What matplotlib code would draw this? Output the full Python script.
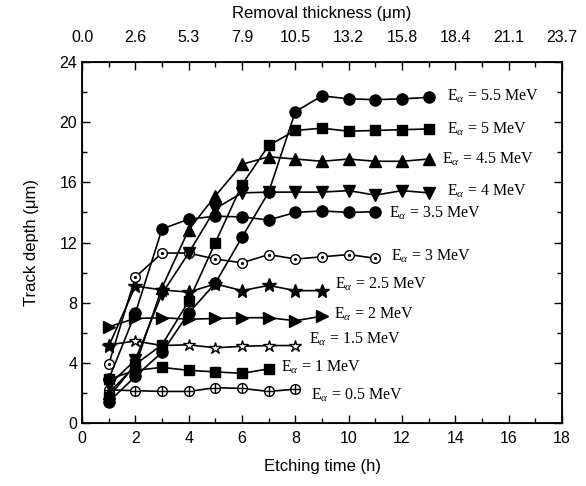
import matplotlib
matplotlib.use("Agg")
import matplotlib.pyplot as plt
from matplotlib.ticker import MultipleLocator

plt.rcParams['font.family'] = ['Liberation Sans', 'DejaVu Sans']
plt.rcParams['mathtext.fontset'] = 'custom'
plt.rcParams['mathtext.rm'] = 'Liberation Serif'
plt.rcParams['mathtext.it'] = 'Liberation Serif:italic'

# Etching time (h) per series
t_05 = [1, 2, 3, 4, 5, 6, 7, 8]
d_05 = [2.2, 2.15, 2.1, 2.1, 2.35, 2.3, 2.1, 2.25]
t_10 = [1, 2, 3, 4, 5, 6, 7]
d_10 = [2.9, 3.5, 3.7, 3.5, 3.4, 3.3, 3.6]
t_15 = [1, 2, 3, 4, 5, 6, 7, 8]
d_15 = [5.2, 5.45, 5.15, 5.2, 5.0, 5.1, 5.15, 5.15]
t_20 = [1, 2, 3, 4, 5, 6, 7, 8, 9]
d_20 = [6.4, 6.95, 7.0, 6.9, 6.95, 7.0, 7.0, 6.8, 7.1]
t_25 = [1, 2, 3, 4, 5, 6, 7, 8, 9]
d_25 = [5.1, 9.1, 8.85, 8.7, 9.25, 8.8, 9.15, 8.8, 8.8]
t_30 = [1, 2, 3, 4, 5, 6, 7, 8, 9, 10, 11]
d_30 = [3.9, 9.7, 11.3, 11.3, 10.9, 10.65, 11.2, 10.9, 11.05, 11.2, 10.95]
t_35 = [1, 2, 3, 4, 5, 6, 7, 8, 9, 10, 11]
d_35 = [2.9, 7.3, 12.9, 13.55, 13.75, 13.7, 13.5, 14.0, 14.1, 14.0, 14.05]
t_40 = [1, 2, 3, 4, 5, 6, 7, 8, 9, 10, 11, 12, 13]
d_40 = [2.5, 4.2, 8.6, 11.3, 14.25, 15.3, 15.35, 15.35, 15.35, 15.45, 15.15, 15.45, 15.3]
t_45 = [1, 2, 3, 4, 5, 6, 7, 8, 9, 10, 11, 12, 13]
d_45 = [2.0, 3.8, 9.0, 12.85, 15.1, 17.2, 17.7, 17.55, 17.4, 17.55, 17.4, 17.4, 17.55]
t_50 = [1, 2, 3, 4, 5, 6, 7, 8, 9, 10, 11, 12, 13]
d_50 = [1.7, 3.9, 5.2, 8.1, 12.0, 15.85, 18.45, 19.45, 19.6, 19.4, 19.45, 19.5, 19.55]
t_55 = [1, 2, 3, 4, 5, 6, 7, 8, 9, 10, 11, 12, 13]
d_55 = [1.4, 3.1, 4.7, 7.3, 9.3, 12.35, 15.35, 20.7, 21.75, 21.55, 21.5, 21.55, 21.65]

labels = ['0.5', '1', '1.5', '2', '2.5', '3', '3.5', '4', '4.5', '5', '5.5']
label_x = [8.6, 7.45, 8.5, 9.45, 9.5, 11.6, 11.5, 13.7, 13.5, 13.7, 13.7]
label_y = [1.85, 3.7, 5.55, 7.25, 9.25, 11.1, 13.95, 15.4, 17.55, 19.5, 21.7]

top_labels = ['0.0', '2.6', '5.3', '7.9', '10.5', '13.2', '15.8', '18.4', '21.1', '23.7']
x_ticks = [0, 2, 4, 6, 8, 10, 12, 14, 16, 18]

fig = plt.figure(figsize=(5.86, 4.86), dpi=100)
ax = fig.add_axes([0.140, 0.1296, 0.819, 0.7428])

lw = 1.2
ms = 7
common = dict(color='black', lw=lw, mec='black', mew=1.0)

# 0.5 MeV: circled plus
ax.plot(t_05, d_05, marker='o', ms=ms, mfc='white', **common)
ax.plot(t_05, d_05, ls='none', marker='+', ms=ms, color='black', mew=1.0)
ax.plot(t_10, d_10, marker='s', ms=ms - 0.5, mfc='black', **common)
ax.plot(t_15, d_15, marker='*', ms=ms + 2, mfc='white', **common)
ax.plot(t_20, d_20, marker='>', ms=ms + 1, mfc='black', **common)
ax.plot(t_25, d_25, marker='*', ms=ms + 3, mfc='black', **common)
# 3 MeV: circled dot
ax.plot(t_30, d_30, marker='o', ms=ms, mfc='white', **common)
ax.plot(t_30, d_30, ls='none', marker='.', ms=2.5, color='black')
ax.plot(t_35, d_35, marker='o', ms=ms + 1, mfc='black', **common)
ax.plot(t_40, d_40, marker='v', ms=ms + 1, mfc='black', **common)
ax.plot(t_45, d_45, marker='^', ms=ms + 1, mfc='black', **common)
ax.plot(t_50, d_50, marker='s', ms=ms - 0.5, mfc='black', **common)
ax.plot(t_55, d_55, marker='o', ms=ms + 1, mfc='black', **common)

for lab, lx, ly in zip(labels, label_x, label_y):
    ax.text(lx, ly, r'E$_{\alpha}$ = ' + lab + ' MeV', fontsize=11.5,
            family='Liberation Serif', va='center', ha='left')

ax.set_xlim(0, 18)
ax.set_ylim(0, 24)
ax.set_xticks(x_ticks)
ax.xaxis.set_minor_locator(MultipleLocator(1))
ax.yaxis.set_major_locator(MultipleLocator(4))
ax.yaxis.set_minor_locator(MultipleLocator(2))
ax.tick_params(which='both', direction='in', top=False, right=True, labelsize=11.5, width=1.0)
ax.tick_params(which='major', length=6)
ax.tick_params(which='minor', length=3.5)
ax.tick_params(axis='x', pad=6)
for s in ax.spines.values():
    s.set_linewidth(1.3)

ax.set_xlabel('Etching time (h)', fontsize=12, labelpad=9)
ax.set_ylabel('Track depth (μm)', fontsize=12, labelpad=15)

ax2 = ax.twiny()
ax2.set_xlim(ax.get_xlim())
ax2.set_xticks(x_ticks)
ax2.set_xticklabels(top_labels)
ax2.xaxis.set_minor_locator(MultipleLocator(1))
ax2.tick_params(which='both', direction='in', labelsize=11.5, width=1.0, pad=12)
ax2.tick_params(which='major', length=6)
ax2.tick_params(which='minor', length=3.5)
ax2.set_xlabel('Removal thickness (μm)', fontsize=12, labelpad=9)

fig.savefig('out.png', dpi=100)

* _What is needed_
Skip every picture and transcribe the data above exactly.

* _The result_
What matplotlib code would draw this? Output the full Python script.
import matplotlib
matplotlib.use("Agg")
import matplotlib.pyplot as plt
from matplotlib.ticker import MultipleLocator

plt.rcParams['font.family'] = ['Liberation Sans', 'DejaVu Sans']
plt.rcParams['mathtext.fontset'] = 'custom'
plt.rcParams['mathtext.rm'] = 'Liberation Serif'
plt.rcParams['mathtext.it'] = 'Liberation Serif:italic'

# Etching time (h) per series
t_05 = [1, 2, 3, 4, 5, 6, 7, 8]
d_05 = [2.2, 2.15, 2.1, 2.1, 2.35, 2.3, 2.1, 2.25]
t_10 = [1, 2, 3, 4, 5, 6, 7]
d_10 = [2.9, 3.5, 3.7, 3.5, 3.4, 3.3, 3.6]
t_15 = [1, 2, 3, 4, 5, 6, 7, 8]
d_15 = [5.2, 5.45, 5.15, 5.2, 5.0, 5.1, 5.15, 5.15]
t_20 = [1, 2, 3, 4, 5, 6, 7, 8, 9]
d_20 = [6.4, 6.95, 7.0, 6.9, 6.95, 7.0, 7.0, 6.8, 7.1]
t_25 = [1, 2, 3, 4, 5, 6, 7, 8, 9]
d_25 = [5.1, 9.1, 8.85, 8.7, 9.25, 8.8, 9.15, 8.8, 8.8]
t_30 = [1, 2, 3, 4, 5, 6, 7, 8, 9, 10, 11]
d_30 = [3.9, 9.7, 11.3, 11.3, 10.9, 10.65, 11.2, 10.9, 11.05, 11.2, 10.95]
t_35 = [1, 2, 3, 4, 5, 6, 7, 8, 9, 10, 11]
d_35 = [2.9, 7.3, 12.9, 13.55, 13.75, 13.7, 13.5, 14.0, 14.1, 14.0, 14.05]
t_40 = [1, 2, 3, 4, 5, 6, 7, 8, 9, 10, 11, 12, 13]
d_40 = [2.5, 4.2, 8.6, 11.3, 14.25, 15.3, 15.35, 15.35, 15.35, 15.45, 15.15, 15.45, 15.3]
t_45 = [1, 2, 3, 4, 5, 6, 7, 8, 9, 10, 11, 12, 13]
d_45 = [2.0, 3.8, 9.0, 12.85, 15.1, 17.2, 17.7, 17.55, 17.4, 17.55, 17.4, 17.4, 17.55]
t_50 = [1, 2, 3, 4, 5, 6, 7, 8, 9, 10, 11, 12, 13]
d_50 = [1.7, 3.9, 5.2, 8.1, 12.0, 15.85, 18.45, 19.45, 19.6, 19.4, 19.45, 19.5, 19.55]
t_55 = [1, 2, 3, 4, 5, 6, 7, 8, 9, 10, 11, 12, 13]
d_55 = [1.4, 3.1, 4.7, 7.3, 9.3, 12.35, 15.35, 20.7, 21.75, 21.55, 21.5, 21.55, 21.65]

labels = ['0.5', '1', '1.5', '2', '2.5', '3', '3.5', '4', '4.5', '5', '5.5']
label_x = [8.6, 7.45, 8.5, 9.45, 9.5, 11.6, 11.5, 13.7, 13.5, 13.7, 13.7]
label_y = [1.85, 3.7, 5.55, 7.25, 9.25, 11.1, 13.95, 15.4, 17.55, 19.5, 21.7]

top_labels = ['0.0', '2.6', '5.3', '7.9', '10.5', '13.2', '15.8', '18.4', '21.1', '23.7']
x_ticks = [0, 2, 4, 6, 8, 10, 12, 14, 16, 18]

fig = plt.figure(figsize=(5.86, 4.86), dpi=100)
ax = fig.add_axes([0.140, 0.1296, 0.819, 0.7428])

lw = 1.2
ms = 7
common = dict(color='black', lw=lw, mec='black', mew=1.0)

# 0.5 MeV: circled plus
ax.plot(t_05, d_05, marker='o', ms=ms, mfc='white', **common)
ax.plot(t_05, d_05, ls='none', marker='+', ms=ms, color='black', mew=1.0)
ax.plot(t_10, d_10, marker='s', ms=ms - 0.5, mfc='black', **common)
ax.plot(t_15, d_15, marker='*', ms=ms + 2, mfc='white', **common)
ax.plot(t_20, d_20, marker='>', ms=ms + 1, mfc='black', **common)
ax.plot(t_25, d_25, marker='*', ms=ms + 3, mfc='black', **common)
# 3 MeV: circled dot
ax.plot(t_30, d_30, marker='o', ms=ms, mfc='white', **common)
ax.plot(t_30, d_30, ls='none', marker='.', ms=2.5, color='black')
ax.plot(t_35, d_35, marker='o', ms=ms + 1, mfc='black', **common)
ax.plot(t_40, d_40, marker='v', ms=ms + 1, mfc='black', **common)
ax.plot(t_45, d_45, marker='^', ms=ms + 1, mfc='black', **common)
ax.plot(t_50, d_50, marker='s', ms=ms - 0.5, mfc='black', **common)
ax.plot(t_55, d_55, marker='o', ms=ms + 1, mfc='black', **common)

for lab, lx, ly in zip(labels, label_x, label_y):
    ax.text(lx, ly, r'E$_{\alpha}$ = ' + lab + ' MeV', fontsize=11.5,
            family='Liberation Serif', va='center', ha='left')

ax.set_xlim(0, 18)
ax.set_ylim(0, 24)
ax.set_xticks(x_ticks)
ax.xaxis.set_minor_locator(MultipleLocator(1))
ax.yaxis.set_major_locator(MultipleLocator(4))
ax.yaxis.set_minor_locator(MultipleLocator(2))
ax.tick_params(which='both', direction='in', top=False, right=True, labelsize=11.5, width=1.0)
ax.tick_params(which='major', length=6)
ax.tick_params(which='minor', length=3.5)
ax.tick_params(axis='x', pad=6)
for s in ax.spines.values():
    s.set_linewidth(1.3)

ax.set_xlabel('Etching time (h)', fontsize=12, labelpad=9)
ax.set_ylabel('Track depth (μm)', fontsize=12, labelpad=15)

ax2 = ax.twiny()
ax2.set_xlim(ax.get_xlim())
ax2.set_xticks(x_ticks)
ax2.set_xticklabels(top_labels)
ax2.xaxis.set_minor_locator(MultipleLocator(1))
ax2.tick_params(which='both', direction='in', labelsize=11.5, width=1.0, pad=12)
ax2.tick_params(which='major', length=6)
ax2.tick_params(which='minor', length=3.5)
ax2.set_xlabel('Removal thickness (μm)', fontsize=12, labelpad=9)

fig.savefig('out.png', dpi=100)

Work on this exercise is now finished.